--- START EXCERPTED DATA ---

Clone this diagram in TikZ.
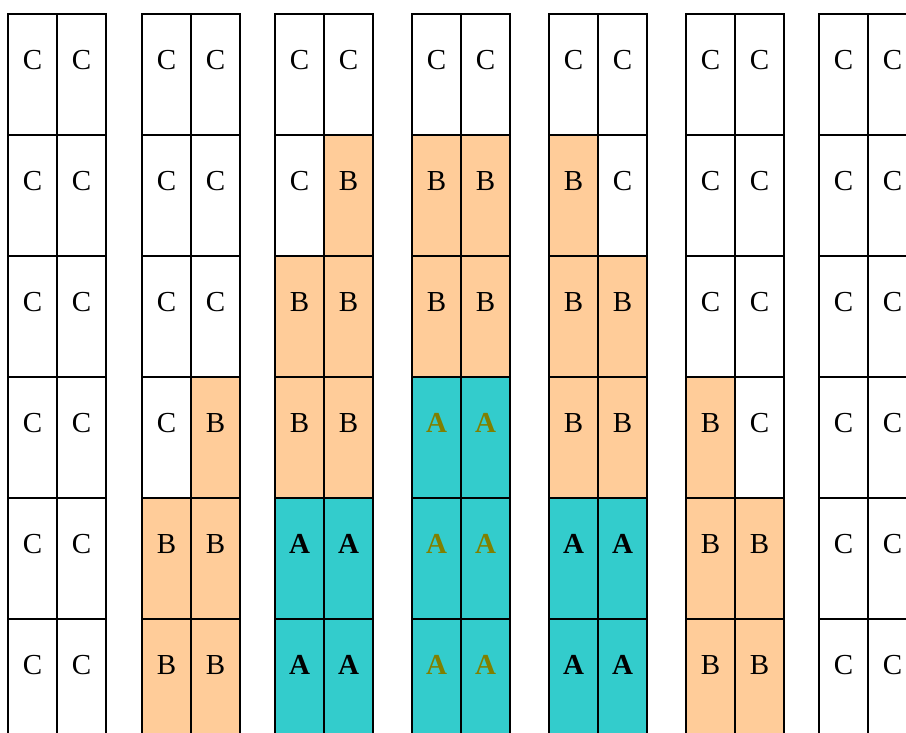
\documentclass[tikz,border=0pt]{standalone}
\usepackage{fontspec}
\setmainfont{Liberation Serif}
\definecolor{peach}{HTML}{FFCC99}
\definecolor{tealcell}{HTML}{33CCCC}
\definecolor{olivetxt}{HTML}{808000}
\newcommand\txtC{C}
\newcommand\txtB{B}
\newcommand\txtA{\textbf{A}}
\newcommand\txtG{\textbf{A}}
\begin{document}
\begin{tikzpicture}[x=1pt,y=-1pt,
  cell/.style={draw=black, line width=2.4pt, minimum width=49pt, minimum height=121pt,
    inner sep=0pt, outer sep=0pt, anchor=north west},
  cellC/.style={fill=white}, cellB/.style={fill=peach},
  cellA/.style={fill=tealcell}, cellG/.style={fill=tealcell},
  letter/.style={anchor=center, inner sep=0pt, font=\fontsize{29}{29}\selectfont},
  letC/.style={text=black}, letB/.style={text=black},
  letA/.style={text=black}, letG/.style={text=olivetxt}]
\useasboundingbox (0,0) rectangle (906,733);
\clip (0,0) rectangle (906,733);
\foreach \px/\spec [count=\i] in {
  8/{C,C,C,C,C,C,C,C,C,C,C,C},
  142/{C,C,C,C,C,C,C,B,B,B,B,B},
  275/{C,C,C,B,B,B,B,B,A,A,A,A},
  412/{C,C,B,B,B,B,G,G,G,G,G,G},
  549/{C,C,B,C,B,B,B,B,A,A,A,A},
  686/{C,C,C,C,C,C,B,C,B,B,B,B},
  819/{C,C,C,C,C,C,C,C,C,C,C,C}} {
  \foreach \t [count=\k from 0] in \spec {
    \pgfmathtruncatemacro\r{div(\k,2)}
    \pgfmathtruncatemacro\s{mod(\k,2)}
    \node[cell, cell\t, minimum width=49pt] (cell-\i-\r-\s) at ({\px+49*\s},{14+121*\r}) {};
    \node[letter, let\t] (txt-\i-\r-\s) at ({\px+49*\s+24.5},{14+121*\r+46}) {\csname txt\t\endcsname};
  }
}
\end{tikzpicture}
\end{document}
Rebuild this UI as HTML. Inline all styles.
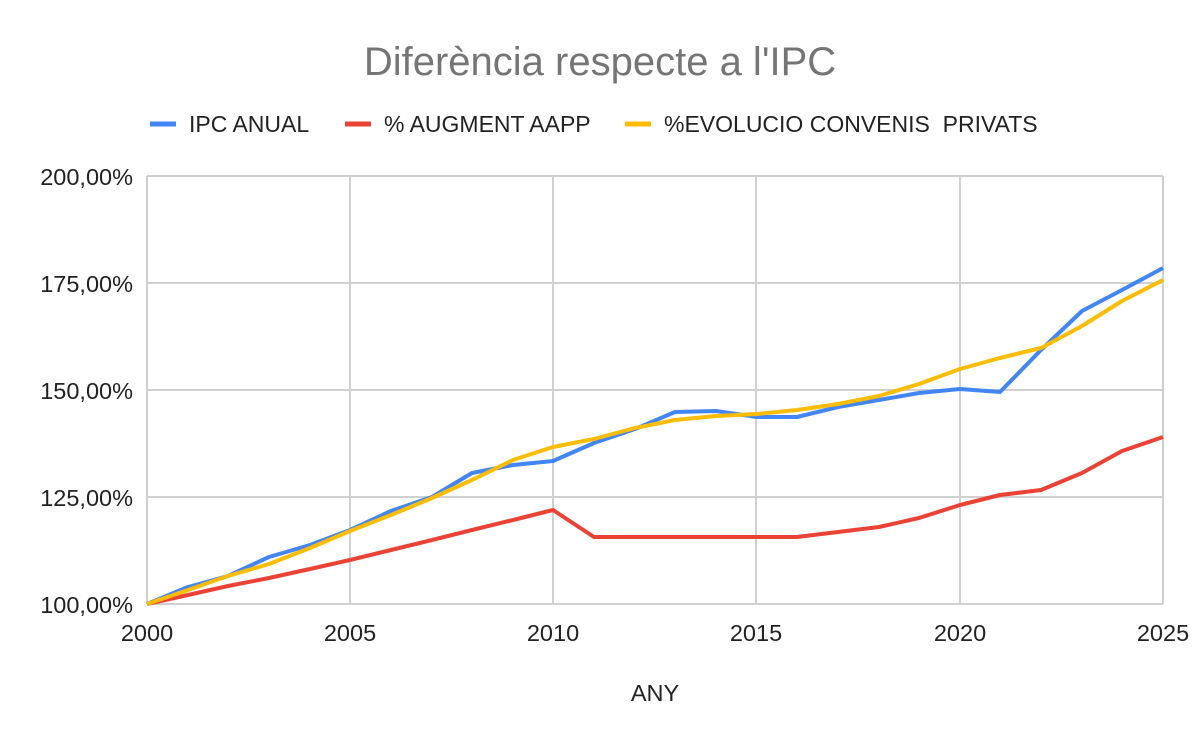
<!DOCTYPE html>
<html><head><meta charset="utf-8"><style>body{margin:0;background:#fff}svg{display:block;font-family:"Liberation Sans",Arial,sans-serif}</style></head><body>
<svg width="1200" height="742" viewBox="0 0 1200 742">
<text x="600" y="75" text-anchor="middle" font-size="40" fill="#757575">Diferència respecte a l'IPC</text>
<g font-size="23" fill="#222">
<line x1="150" y1="124" x2="176" y2="124" stroke="#4285f4" stroke-width="5"/><text x="189" y="132">IPC ANUAL</text>
<line x1="345" y1="124" x2="371" y2="124" stroke="#ea4335" stroke-width="5"/><text x="384" y="132">% AUGMENT AAPP</text>
<line x1="625" y1="124" x2="651" y2="124" stroke="#fbbc04" stroke-width="5"/><text x="664" y="132">%EVOLUCIO CONVENIS&#160; PRIVATS</text>
</g>
<g stroke="#d0d0d0" stroke-width="2">
<line x1="147" y1="176" x2="1163" y2="176"/><line x1="147" y1="283" x2="1163" y2="283"/><line x1="147" y1="390" x2="1163" y2="390"/><line x1="147" y1="497" x2="1163" y2="497"/><line x1="147" y1="604" x2="1163" y2="604"/>
<line x1="147" y1="176" x2="147" y2="604"/><line x1="350" y1="176" x2="350" y2="604"/><line x1="553" y1="176" x2="553" y2="604"/><line x1="756" y1="176" x2="756" y2="604"/><line x1="960" y1="176" x2="960" y2="604"/><line x1="1163" y1="176" x2="1163" y2="604"/>
</g>
<g font-size="23.5" fill="#222" text-anchor="end">
<text x="133" y="185">200,00%</text><text x="133" y="292">175,00%</text><text x="133" y="399">150,00%</text><text x="133" y="506">125,00%</text><text x="133" y="613">100,00%</text>
</g>
<g font-size="23.5" fill="#222" text-anchor="middle">
<text x="147" y="641">2000</text><text x="350" y="641">2005</text><text x="553" y="641">2010</text><text x="756" y="641">2015</text><text x="960" y="641">2020</text><text x="1163" y="641">2025</text>
<text x="655" y="701">ANY</text>
</g>
<g fill="none" stroke-width="4" stroke-linejoin="round">
<polyline stroke="#ea4335" points="147,604 188,595 228,586 269,578 310,569 350,560 391,550 432,540 472,530 513,520 553,510 594,537 635,537 675,537 716,537 757,537 797,537 838,532 879,527 919,518 960,505 1000,495 1041,490 1082,473 1122,451 1163,437"/>
<polyline stroke="#4285f4" points="147,604 188,587 228,576 269,557 310,545 350,530 391,511 432,497 472,473 513,465 553,461 594,443 635,429 675,412 716,411 757,417 797,417 838,407 879,400 919,393 960,389 1000,392 1041,350 1082,311 1122,290 1163,268"/>
<polyline stroke="#fbbc04" points="147,604 188,590 228,576 269,564 310,548 350,531 391,515 432,498 472,480 513,460 553,447 594,439 635,428 675,420 716,416 757,414 797,410 838,404 879,396 919,384 960,369 1000,358 1041,348 1082,326 1122,301 1163,280"/>
</g>
</svg>
</body></html>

--- END EXCERPTED DATA ---

PROBLEM TO WORK ON
Which lines include the word "this"? Copy every one of them.

EXERCISE OUTPUT
Clone this diagram in TikZ.
Rebuild this UI as HTML. Inline all styles.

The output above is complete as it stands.